"A TALE OF WANDERING SOULS" - INTERVIEW WITH KRZYSZTOF KOPCZYŃSKI
Agnieszka Młynarczyk: "The Dybbuk. A Tale of Wandering Souls" begins with the excerpt from the feature film "The Dybbuk" from 1930s. In which moment of your work on the film the idea of starting the film in such a way appeared?
Krzysztof Kopczyński: "The Dybbuk" by Michał Waszyński - classic work of the Yiddish cinema, based on the drama by Szymon Anski - accompanied us from the very beginning of the work on the film. In the first sequence of our documentary film, a character from the film by Waszyński appears, the wanderer Meszulach, who has the gift of understanding the other world and foreseeing the future. He is played by Ajzyk Samberg, who earlier acted as Jankiel in "Pan Tadeusz," and during the war he was murdered by the Germans, just like the majority of actors from the film by Waszyński. Meszulach talks about the dybbuk and this has a symbolic dimension.
It seems that the character of the dybbuk is of utmost importance to the Judaism believers. What is it, both as a phenomenon and as a character?
In Judaism, a dybbuk is a soul of a dead person, who does not leave this world, but rather enters the body of a living person, generally doing harm, but sometimes also bringing good. For us, the dybbuk is a metaphor, which can be interpreted by the viewers without any suggestions. However, it would be a simplification to state that the Jews or the Ukrainians are the dybbuk.
Your film was made in a breakthrough time for Ukraine. Watching "The Dybbuk. A Tale of Wandering Souls" I felt a lot of tension connected to the moods of the Ukrainian people. Of course, the most distinctive reason was the coming of the Jews, making a pilgrimage to the tomb of tsaddik Nachman. What hides under the cover of this "external" reason? Which fears harass the local people, or maybe the entire population of the country?
The making of the film ended two months before the protests in Maidan, when Ukraine reached more and more strongly to the sources of its national identity. What overlapped this search was the dislike of "others," who are in addition potential immigrants bringing money, but at the same time, bribing the authorities and dangerously - according to the locals - widening their sphere of influence. It is worth noticing that for many Hasids this point of view was totally irrelevant, they did not even know that Ukraine is not a part of Russia anymore. The only things that mattered to them were religious aspects and the closeness of Nachman.
How did you feel in Ukraine during the making of the film? How did you feel among the local community and how were you received there as a citizen of other country?
Making documentary films is a job which demands the effort of understanding the essence of the place in which one shoots the film as well as the arguments of both sides of the conflict one depicts in the film, even if they are very distant from one's own hierarchy of values. We knew that something important happens in Uman and Bratslav. Both the Ukrainians and the Hasids treated our team in a very friendly way. Of course, there were also some who did not allow us to film them, but everyone has a right to it.

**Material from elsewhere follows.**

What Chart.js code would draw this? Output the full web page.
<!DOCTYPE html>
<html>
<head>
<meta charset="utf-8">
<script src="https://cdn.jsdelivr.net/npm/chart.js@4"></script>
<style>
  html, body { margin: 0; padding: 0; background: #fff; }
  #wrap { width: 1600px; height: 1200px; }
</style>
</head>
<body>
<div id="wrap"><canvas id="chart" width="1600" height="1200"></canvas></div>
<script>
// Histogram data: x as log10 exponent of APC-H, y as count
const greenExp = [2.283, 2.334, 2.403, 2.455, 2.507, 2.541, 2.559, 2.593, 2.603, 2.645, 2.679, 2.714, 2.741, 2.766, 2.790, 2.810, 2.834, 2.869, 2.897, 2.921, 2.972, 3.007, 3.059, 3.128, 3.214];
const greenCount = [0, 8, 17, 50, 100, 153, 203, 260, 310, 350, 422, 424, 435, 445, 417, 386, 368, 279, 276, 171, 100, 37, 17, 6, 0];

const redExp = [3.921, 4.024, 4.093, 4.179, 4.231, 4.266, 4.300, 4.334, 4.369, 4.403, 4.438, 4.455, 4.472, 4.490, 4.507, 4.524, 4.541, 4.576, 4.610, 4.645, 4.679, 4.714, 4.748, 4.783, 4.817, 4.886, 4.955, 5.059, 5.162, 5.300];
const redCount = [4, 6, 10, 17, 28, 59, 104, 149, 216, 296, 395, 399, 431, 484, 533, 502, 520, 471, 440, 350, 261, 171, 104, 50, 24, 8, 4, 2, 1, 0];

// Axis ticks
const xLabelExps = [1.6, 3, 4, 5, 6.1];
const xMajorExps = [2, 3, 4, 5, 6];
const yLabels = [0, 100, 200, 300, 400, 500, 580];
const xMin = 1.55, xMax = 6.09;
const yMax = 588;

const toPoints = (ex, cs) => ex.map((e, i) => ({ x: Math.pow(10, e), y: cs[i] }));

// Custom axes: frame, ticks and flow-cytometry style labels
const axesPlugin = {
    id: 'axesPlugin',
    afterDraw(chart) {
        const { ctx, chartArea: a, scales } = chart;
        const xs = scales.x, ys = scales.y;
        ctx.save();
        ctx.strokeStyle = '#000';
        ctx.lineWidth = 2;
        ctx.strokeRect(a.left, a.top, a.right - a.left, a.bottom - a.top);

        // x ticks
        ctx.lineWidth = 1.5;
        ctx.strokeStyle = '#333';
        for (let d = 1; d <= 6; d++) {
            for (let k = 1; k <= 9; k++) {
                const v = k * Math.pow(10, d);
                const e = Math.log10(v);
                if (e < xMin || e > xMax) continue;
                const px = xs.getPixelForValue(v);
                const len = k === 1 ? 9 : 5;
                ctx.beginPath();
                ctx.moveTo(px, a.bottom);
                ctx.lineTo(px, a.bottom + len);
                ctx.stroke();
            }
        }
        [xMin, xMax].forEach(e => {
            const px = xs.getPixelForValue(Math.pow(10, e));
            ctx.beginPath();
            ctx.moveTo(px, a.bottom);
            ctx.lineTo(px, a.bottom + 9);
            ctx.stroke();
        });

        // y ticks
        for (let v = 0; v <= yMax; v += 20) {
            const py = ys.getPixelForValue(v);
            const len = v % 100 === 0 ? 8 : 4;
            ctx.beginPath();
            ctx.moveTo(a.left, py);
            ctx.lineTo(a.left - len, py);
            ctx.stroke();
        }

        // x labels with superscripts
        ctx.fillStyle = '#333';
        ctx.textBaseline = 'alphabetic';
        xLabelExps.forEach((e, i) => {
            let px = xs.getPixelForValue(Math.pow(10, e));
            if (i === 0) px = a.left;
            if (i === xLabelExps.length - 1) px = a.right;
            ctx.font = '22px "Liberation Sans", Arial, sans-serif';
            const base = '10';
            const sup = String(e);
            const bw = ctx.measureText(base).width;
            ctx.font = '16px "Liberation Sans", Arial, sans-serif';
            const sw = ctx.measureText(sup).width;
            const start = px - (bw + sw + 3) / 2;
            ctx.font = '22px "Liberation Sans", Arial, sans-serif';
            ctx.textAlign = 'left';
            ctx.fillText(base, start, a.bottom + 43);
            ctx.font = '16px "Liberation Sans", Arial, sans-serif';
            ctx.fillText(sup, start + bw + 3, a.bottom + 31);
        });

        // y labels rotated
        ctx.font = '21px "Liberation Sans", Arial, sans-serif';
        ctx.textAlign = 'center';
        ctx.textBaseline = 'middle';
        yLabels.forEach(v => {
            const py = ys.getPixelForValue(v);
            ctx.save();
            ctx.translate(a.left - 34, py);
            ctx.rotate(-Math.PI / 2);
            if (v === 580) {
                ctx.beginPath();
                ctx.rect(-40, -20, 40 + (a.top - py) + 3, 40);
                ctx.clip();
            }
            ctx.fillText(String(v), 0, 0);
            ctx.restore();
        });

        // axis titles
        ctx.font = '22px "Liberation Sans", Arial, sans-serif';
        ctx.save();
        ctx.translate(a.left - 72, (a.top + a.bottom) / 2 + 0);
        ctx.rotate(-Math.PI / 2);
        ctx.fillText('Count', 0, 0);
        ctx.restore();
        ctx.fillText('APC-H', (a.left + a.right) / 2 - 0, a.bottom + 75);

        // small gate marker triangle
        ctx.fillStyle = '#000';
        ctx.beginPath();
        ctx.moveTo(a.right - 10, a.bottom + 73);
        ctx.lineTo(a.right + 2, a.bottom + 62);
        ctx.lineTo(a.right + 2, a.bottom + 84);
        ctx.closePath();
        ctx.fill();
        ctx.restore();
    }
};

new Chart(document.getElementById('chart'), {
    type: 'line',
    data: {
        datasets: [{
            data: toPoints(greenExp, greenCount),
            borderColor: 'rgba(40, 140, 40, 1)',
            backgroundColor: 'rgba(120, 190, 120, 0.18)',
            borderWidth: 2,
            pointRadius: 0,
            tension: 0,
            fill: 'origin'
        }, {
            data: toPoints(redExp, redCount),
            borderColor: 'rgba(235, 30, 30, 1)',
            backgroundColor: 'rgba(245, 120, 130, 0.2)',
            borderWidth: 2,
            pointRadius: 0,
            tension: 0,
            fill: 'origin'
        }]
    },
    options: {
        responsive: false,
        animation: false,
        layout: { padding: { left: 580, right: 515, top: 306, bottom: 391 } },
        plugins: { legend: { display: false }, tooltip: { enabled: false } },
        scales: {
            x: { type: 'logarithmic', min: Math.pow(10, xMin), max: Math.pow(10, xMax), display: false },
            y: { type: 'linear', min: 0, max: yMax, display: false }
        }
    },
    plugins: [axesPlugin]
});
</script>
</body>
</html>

One of the film's characters says: "It is never the same for everyone." It is the thought which pervades the entire film. For instance, when it is talked about placing a cross and the possibility of practising the tashlikh in its vicinity. Another example – the situation which happened hundreds of years ago, when Iwan Gonta and Maksym Zalizniak slaughtered several thousands of Jews and Poles living in Ukraine in order to free the "pure-blood" Ukrainians from the oppression of their hegemony. It makes you think.
It is worthwhile to start talking about agreement by defining one's aims and the area of common interest. In the case of the Hasids and the right-wing Ukrainians it is difficult, but possible. I strongly believe that it will be successful and that our film will contribute a bit to it, starting the discussion in Ukraine about the complexity of historical conditions.
Did you find common ground with any of the characters, did you feel a bond so strong so as to further develop the relationship?
As a documentary film-maker I concentrate on the good of the film and on building the relationships with the characters in such a way that benefits the film. I ask questions in such a way that the person who answers the question can express their views to the greatest extent. I rather listen than talk. But in the future, when I come to Ukraine, I will visit all of the more important characters, the ones who are still there.
I was strongly moved by the final scenes of the film: one of the protagonists is mourned by his wife, and to his house come the pilgrims, who are grateful to him and want to thank him. How did you feel, witnessing these specific events and documenting human sadness?
Shooting these scenes was very moving, both for us, the members of the film team, and for the characters - inhabitants of Bratslav and the Hasids who came there. Participating in the shooting of this film generated powerful and positive emotions in them. Both of them told me a lot about it.
What is for you the personal meaning of the story told in the film? Has the experience of working on the film set influenced your outlook on life in some way, has it changed something in you?
The work on the film took seven years and during this time a lot changed for the better in my life and in the world around me. Thanks to the film, I came closer to the eschatological issue, which is important for me, as well as to the spirits wandering throughout Ukraine. It is beyond my capabilities to provide them with effective help, but I most sincerely wish them more light.
Thank you for the interview and good luck with your new projects.
The interview was conducted by Agnieszka Młynarczyk.